- **YOUR TASK**
Gather every line from the entries below that includes "with".

- **EXERCISE DATA**
::::::

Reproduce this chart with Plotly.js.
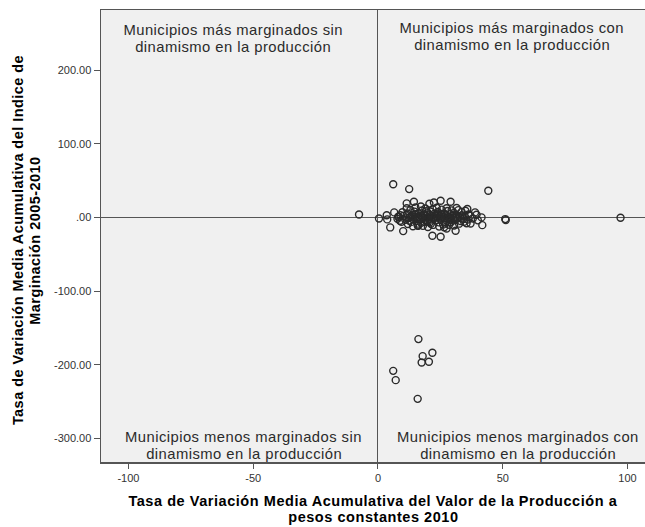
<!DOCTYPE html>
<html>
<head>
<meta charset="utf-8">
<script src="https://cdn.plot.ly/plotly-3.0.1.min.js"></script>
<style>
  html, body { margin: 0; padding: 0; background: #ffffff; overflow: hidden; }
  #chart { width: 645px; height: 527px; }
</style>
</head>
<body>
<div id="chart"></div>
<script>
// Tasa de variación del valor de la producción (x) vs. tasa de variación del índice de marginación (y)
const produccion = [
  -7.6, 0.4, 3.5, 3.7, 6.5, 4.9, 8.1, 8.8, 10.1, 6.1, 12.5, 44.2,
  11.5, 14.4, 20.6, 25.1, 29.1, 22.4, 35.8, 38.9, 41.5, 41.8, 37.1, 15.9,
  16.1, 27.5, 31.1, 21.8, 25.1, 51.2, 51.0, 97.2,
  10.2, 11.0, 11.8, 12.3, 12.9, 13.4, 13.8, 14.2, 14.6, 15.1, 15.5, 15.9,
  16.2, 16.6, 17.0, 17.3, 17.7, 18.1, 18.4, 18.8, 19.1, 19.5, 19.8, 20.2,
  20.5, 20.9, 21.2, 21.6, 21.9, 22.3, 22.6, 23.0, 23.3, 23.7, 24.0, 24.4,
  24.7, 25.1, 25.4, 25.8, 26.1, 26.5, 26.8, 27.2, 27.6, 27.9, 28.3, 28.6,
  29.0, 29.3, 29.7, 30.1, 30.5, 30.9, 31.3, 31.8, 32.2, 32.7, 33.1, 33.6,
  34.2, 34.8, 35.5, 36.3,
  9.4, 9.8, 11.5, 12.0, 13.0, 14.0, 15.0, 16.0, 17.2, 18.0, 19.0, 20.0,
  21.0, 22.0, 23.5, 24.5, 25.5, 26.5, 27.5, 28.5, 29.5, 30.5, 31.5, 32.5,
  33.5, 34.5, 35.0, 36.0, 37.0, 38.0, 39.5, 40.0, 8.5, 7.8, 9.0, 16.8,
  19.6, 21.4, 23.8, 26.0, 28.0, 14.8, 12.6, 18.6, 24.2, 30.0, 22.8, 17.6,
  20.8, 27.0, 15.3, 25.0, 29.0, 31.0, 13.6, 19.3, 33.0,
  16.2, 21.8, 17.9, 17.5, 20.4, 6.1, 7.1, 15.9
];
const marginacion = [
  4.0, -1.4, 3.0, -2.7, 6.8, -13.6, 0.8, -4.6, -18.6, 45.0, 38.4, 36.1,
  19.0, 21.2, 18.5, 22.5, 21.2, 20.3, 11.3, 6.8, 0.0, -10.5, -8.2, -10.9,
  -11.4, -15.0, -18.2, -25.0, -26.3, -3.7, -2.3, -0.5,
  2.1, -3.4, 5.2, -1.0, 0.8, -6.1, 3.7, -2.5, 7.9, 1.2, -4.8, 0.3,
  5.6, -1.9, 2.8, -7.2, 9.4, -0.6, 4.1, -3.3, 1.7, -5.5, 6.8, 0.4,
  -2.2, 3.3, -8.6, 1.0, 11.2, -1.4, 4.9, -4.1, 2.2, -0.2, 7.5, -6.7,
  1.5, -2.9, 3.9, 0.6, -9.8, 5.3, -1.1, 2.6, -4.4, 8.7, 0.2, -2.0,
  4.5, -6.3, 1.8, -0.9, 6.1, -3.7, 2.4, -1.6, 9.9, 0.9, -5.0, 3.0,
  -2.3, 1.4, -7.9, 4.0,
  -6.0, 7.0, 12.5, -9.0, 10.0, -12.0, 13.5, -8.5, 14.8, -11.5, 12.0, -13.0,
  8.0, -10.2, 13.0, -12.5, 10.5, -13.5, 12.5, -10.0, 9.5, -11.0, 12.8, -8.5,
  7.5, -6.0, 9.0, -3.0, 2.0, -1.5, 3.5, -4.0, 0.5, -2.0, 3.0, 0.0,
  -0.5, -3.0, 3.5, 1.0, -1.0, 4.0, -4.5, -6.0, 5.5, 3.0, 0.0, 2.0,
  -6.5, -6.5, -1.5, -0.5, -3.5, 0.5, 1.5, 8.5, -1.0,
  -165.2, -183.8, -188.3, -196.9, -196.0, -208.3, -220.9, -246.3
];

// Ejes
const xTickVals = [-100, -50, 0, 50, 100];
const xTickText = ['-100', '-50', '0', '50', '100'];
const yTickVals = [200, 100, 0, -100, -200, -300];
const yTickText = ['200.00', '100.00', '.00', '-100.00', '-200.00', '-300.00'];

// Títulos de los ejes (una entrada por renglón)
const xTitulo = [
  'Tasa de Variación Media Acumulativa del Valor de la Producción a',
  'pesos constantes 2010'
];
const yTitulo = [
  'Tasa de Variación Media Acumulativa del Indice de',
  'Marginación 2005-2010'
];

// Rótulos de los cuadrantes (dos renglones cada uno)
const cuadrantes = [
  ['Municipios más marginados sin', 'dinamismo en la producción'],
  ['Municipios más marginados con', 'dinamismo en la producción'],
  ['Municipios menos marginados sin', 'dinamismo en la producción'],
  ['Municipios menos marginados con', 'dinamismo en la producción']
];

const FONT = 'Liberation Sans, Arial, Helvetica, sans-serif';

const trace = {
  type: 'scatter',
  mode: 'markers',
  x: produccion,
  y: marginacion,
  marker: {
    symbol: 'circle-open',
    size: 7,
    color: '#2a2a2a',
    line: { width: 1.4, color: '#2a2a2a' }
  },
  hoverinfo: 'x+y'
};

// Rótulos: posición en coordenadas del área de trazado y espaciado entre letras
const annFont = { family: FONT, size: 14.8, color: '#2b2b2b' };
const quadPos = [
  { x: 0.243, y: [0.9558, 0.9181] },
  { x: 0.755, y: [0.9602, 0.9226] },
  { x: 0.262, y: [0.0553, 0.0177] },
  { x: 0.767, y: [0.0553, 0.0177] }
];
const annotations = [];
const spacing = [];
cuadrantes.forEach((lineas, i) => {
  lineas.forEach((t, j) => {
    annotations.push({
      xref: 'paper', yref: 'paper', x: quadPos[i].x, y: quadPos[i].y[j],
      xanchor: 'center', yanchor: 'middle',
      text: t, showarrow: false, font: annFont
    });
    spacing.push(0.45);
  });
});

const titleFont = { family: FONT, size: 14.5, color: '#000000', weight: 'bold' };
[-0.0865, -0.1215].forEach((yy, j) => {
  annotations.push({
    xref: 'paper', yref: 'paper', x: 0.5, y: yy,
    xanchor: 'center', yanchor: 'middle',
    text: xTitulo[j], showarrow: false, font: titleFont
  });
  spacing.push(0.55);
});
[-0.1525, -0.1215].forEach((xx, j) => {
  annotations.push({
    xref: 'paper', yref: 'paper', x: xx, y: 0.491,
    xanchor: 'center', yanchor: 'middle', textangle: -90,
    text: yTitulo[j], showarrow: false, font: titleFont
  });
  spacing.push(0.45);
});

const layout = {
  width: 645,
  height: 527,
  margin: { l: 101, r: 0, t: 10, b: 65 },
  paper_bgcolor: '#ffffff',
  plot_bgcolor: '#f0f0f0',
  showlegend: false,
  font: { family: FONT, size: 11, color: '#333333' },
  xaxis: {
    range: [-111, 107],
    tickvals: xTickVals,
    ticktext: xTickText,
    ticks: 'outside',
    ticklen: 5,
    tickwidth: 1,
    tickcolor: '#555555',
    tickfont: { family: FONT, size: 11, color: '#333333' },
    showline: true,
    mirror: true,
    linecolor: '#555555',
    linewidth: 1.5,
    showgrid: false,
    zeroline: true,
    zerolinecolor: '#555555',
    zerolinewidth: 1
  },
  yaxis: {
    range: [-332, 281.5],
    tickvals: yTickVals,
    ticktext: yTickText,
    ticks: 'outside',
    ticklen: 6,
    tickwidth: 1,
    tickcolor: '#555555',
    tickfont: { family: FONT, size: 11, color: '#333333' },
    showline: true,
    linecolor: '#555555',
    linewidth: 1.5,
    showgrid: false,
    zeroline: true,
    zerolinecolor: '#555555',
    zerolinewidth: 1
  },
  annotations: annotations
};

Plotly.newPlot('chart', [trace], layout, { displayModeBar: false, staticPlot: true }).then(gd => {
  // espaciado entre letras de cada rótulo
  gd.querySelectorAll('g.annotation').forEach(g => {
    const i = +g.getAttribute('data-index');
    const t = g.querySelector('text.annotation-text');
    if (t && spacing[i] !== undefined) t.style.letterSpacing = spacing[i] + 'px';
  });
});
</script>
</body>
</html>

::::::

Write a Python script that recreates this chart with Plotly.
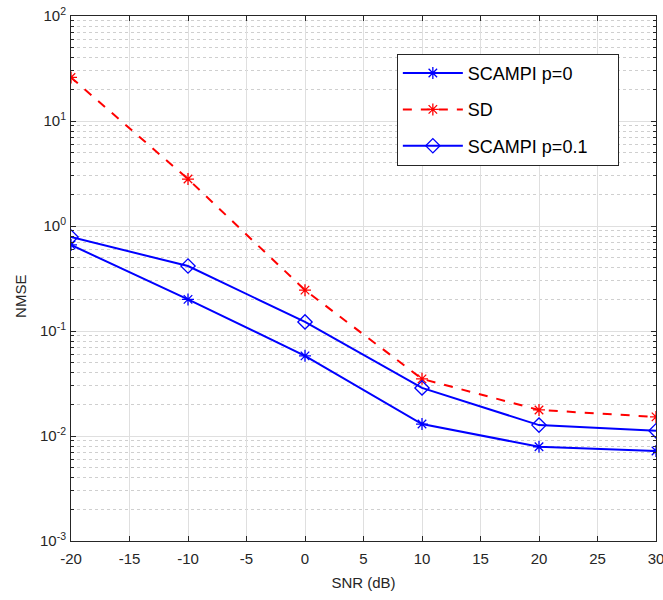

::::::

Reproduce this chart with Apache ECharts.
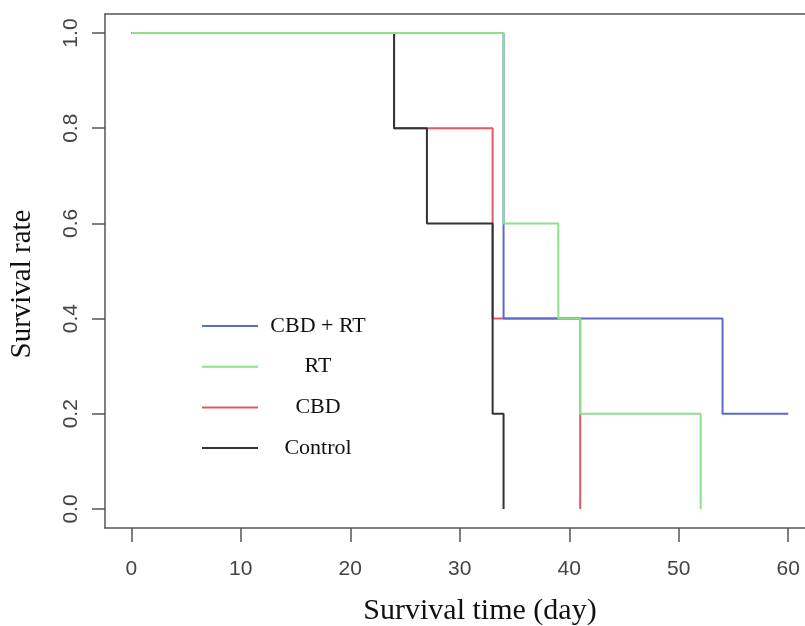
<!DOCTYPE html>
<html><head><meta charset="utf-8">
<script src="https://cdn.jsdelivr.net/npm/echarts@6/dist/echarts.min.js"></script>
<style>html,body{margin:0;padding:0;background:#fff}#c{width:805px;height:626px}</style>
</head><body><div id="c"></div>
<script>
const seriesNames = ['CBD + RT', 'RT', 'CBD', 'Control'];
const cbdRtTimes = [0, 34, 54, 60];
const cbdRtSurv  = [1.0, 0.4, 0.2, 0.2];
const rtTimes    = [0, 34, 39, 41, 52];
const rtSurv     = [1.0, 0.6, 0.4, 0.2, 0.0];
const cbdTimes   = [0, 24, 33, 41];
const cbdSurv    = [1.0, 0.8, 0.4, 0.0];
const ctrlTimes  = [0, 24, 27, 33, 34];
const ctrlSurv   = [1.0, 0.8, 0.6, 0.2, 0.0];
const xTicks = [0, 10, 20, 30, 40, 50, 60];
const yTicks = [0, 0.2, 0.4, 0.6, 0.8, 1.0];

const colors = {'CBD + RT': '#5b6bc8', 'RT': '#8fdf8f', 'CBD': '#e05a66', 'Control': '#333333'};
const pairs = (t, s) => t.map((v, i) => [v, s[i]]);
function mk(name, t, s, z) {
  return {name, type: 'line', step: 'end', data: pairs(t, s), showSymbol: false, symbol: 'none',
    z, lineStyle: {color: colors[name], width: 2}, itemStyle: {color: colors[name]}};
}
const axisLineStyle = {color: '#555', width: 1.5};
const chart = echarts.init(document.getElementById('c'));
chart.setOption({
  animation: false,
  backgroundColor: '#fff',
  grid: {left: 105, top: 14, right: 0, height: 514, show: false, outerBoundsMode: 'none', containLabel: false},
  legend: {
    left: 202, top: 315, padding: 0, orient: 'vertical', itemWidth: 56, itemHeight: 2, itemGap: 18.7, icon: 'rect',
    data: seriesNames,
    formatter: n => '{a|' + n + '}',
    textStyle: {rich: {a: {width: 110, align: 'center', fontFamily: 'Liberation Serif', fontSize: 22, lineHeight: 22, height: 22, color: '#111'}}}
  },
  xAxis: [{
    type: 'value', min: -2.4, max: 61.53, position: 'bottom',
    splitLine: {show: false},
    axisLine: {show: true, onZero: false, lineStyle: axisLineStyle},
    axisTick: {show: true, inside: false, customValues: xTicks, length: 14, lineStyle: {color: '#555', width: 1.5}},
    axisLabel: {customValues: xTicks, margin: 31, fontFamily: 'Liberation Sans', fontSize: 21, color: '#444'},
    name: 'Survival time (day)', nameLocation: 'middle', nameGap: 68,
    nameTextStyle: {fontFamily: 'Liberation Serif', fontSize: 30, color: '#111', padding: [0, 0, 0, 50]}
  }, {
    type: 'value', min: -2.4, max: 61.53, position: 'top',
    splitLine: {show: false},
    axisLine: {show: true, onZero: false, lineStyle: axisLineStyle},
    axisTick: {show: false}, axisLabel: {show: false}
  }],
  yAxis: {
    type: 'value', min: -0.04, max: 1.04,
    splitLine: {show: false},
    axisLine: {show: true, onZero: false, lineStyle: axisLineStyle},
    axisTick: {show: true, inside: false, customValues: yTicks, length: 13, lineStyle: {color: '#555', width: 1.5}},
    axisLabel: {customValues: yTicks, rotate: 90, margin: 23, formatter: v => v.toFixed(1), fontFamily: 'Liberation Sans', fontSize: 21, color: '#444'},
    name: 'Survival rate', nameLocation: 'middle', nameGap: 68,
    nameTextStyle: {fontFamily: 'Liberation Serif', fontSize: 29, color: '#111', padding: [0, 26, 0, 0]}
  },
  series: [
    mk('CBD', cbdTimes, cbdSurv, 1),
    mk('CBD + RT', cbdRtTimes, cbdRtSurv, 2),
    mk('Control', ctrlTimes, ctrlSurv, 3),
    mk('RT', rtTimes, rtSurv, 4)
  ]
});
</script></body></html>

::::::

- **RESPONSE FOR THIS EXERCISE**
Reproduce this chart with Plotly.js.
Write a Python script that recreates this chart with Plotly.
Reproduce this chart with Apache ECharts.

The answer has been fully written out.